Required work: Repeat exactly the lines running from the first line of the data to the line containing "const GREEN = '#008000'", both ends included, and nothing else; drop the pictures.

Collected data:
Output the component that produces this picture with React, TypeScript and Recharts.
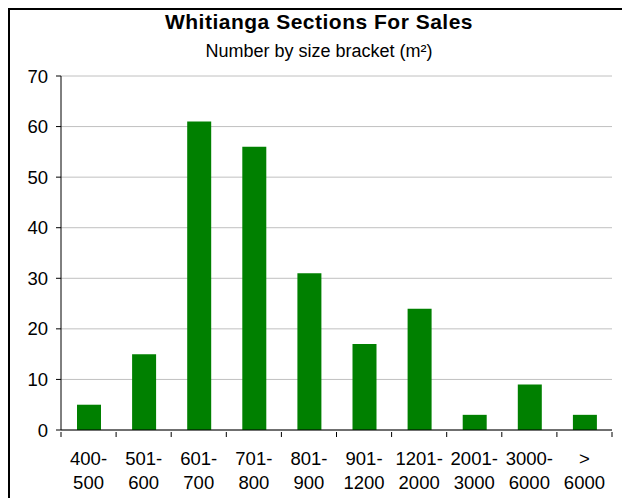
import { BarChart, Bar, XAxis, YAxis, CartesianGrid } from 'recharts'

const brackets = ['400-500', '501-600', '601-700', '701-800', '801-900', '901-1200', '1201-2000', '2001-3000', '3000-6000', '> 6000']
const labelTop = ['400-', '501-', '601-', '701-', '801-', '901-', '1201-', '2001-', '3000-', '>']
const labelBottom = ['500', '600', '700', '800', '900', '1200', '2000', '3000', '6000', '6000']
const counts = [5, 15, 61, 56, 31, 17, 24, 3, 9, 3]
const yTicks = [0, 10, 20, 30, 40, 50, 60, 70]

const data = brackets.map((b, i) => ({ bracket: b, count: counts[i] }))

const FONT = '"Liberation Sans", Arial, sans-serif'
const AXIS = '#000'
const GREEN = '#008000'

// two-line category label, with the tick mark drawn on the band's left edge
function BracketTick(props: any) {
  const { x, y, index, width } = props
  const band = (width ?? 551) / brackets.length
  const left = x - band / 2
  const axisY = y - 6
  const isLast = index === brackets.length - 1
  return (
    <g>
      <line x1={left} x2={left} y1={axisY} y2={axisY + 5} stroke={AXIS} />
      {isLast && <line x1={left + band} x2={left + band} y1={axisY} y2={axisY + 5} stroke={AXIS} />}
      <text x={x} y={axisY + 33} textAnchor="middle" fontSize={18.5} fontFamily={FONT} fill="#000">
        {labelTop[index]}
      </text>
      <text x={x} y={axisY + 57} textAnchor="middle" fontSize={18.5} fontFamily={FONT} fill="#000">
        {labelBottom[index]}
      </text>
    </g>
  )
}

export default function App() {
  return (
    <div
      style={{
        position: 'absolute', left: 8, top: 8, width: 614, height: 490,
        overflow: 'hidden', fontFamily: FONT,
      }}
    >
      {/* chart frame, only top and left edges fall inside the picture */}
      <div
        style={{
          position: 'absolute', left: 0, top: 0, width: 700, height: 600,
          borderTop: '2px solid #000', borderLeft: '2px solid #000',
        }}
      />
      <div
        style={{
          position: 'absolute', left: 0, top: 3, width: 622, textAlign: 'center',
          fontSize: 21, lineHeight: '21px', fontWeight: 'bold', letterSpacing: 0.5, color: '#000',
        }}
      >
        Whitianga Sections For Sales
      </div>
      <div
        style={{
          position: 'absolute', left: 0, top: 34, width: 622, textAlign: 'center',
          fontSize: 18, lineHeight: '18px', color: '#000',
        }}
      >
        Number by size bracket (m²)
      </div>
      <div style={{ position: 'absolute', left: 0, top: 0 }}>
        <BarChart
          width={614}
          height={490}
          data={data}
          margin={{ top: 68, right: 10, left: 0, bottom: 8 }}
          barSize={24}
        >
          <CartesianGrid vertical={false} stroke="#c0c0c0" />
          <XAxis
            dataKey="bracket"
            height={60}
            interval={0}
            axisLine={{ stroke: AXIS }}
            tickLine={false}
            tick={<BracketTick />}
          />
          <YAxis
            width={53}
            domain={[0, 70]}
            ticks={yTicks}
            interval={0}
            axisLine={{ stroke: AXIS }}
            tickLine={{ stroke: AXIS }}
            tickSize={5}
            tickMargin={8}
            tick={{ fill: '#000', fontSize: 18.5, fontFamily: FONT }}
          />
          <Bar dataKey="count" fill={GREEN} isAnimationActive={false} />
        </BarChart>
      </div>
    </div>
  )
}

Written answer:
Output the component that produces this picture with React, TypeScript and Recharts.
import { BarChart, Bar, XAxis, YAxis, CartesianGrid } from 'recharts'

const brackets = ['400-500', '501-600', '601-700', '701-800', '801-900', '901-1200', '1201-2000', '2001-3000', '3000-6000', '> 6000']
const labelTop = ['400-', '501-', '601-', '701-', '801-', '901-', '1201-', '2001-', '3000-', '>']
const labelBottom = ['500', '600', '700', '800', '900', '1200', '2000', '3000', '6000', '6000']
const counts = [5, 15, 61, 56, 31, 17, 24, 3, 9, 3]
const yTicks = [0, 10, 20, 30, 40, 50, 60, 70]

const data = brackets.map((b, i) => ({ bracket: b, count: counts[i] }))

const FONT = '"Liberation Sans", Arial, sans-serif'
const AXIS = '#000'
const GREEN = '#008000'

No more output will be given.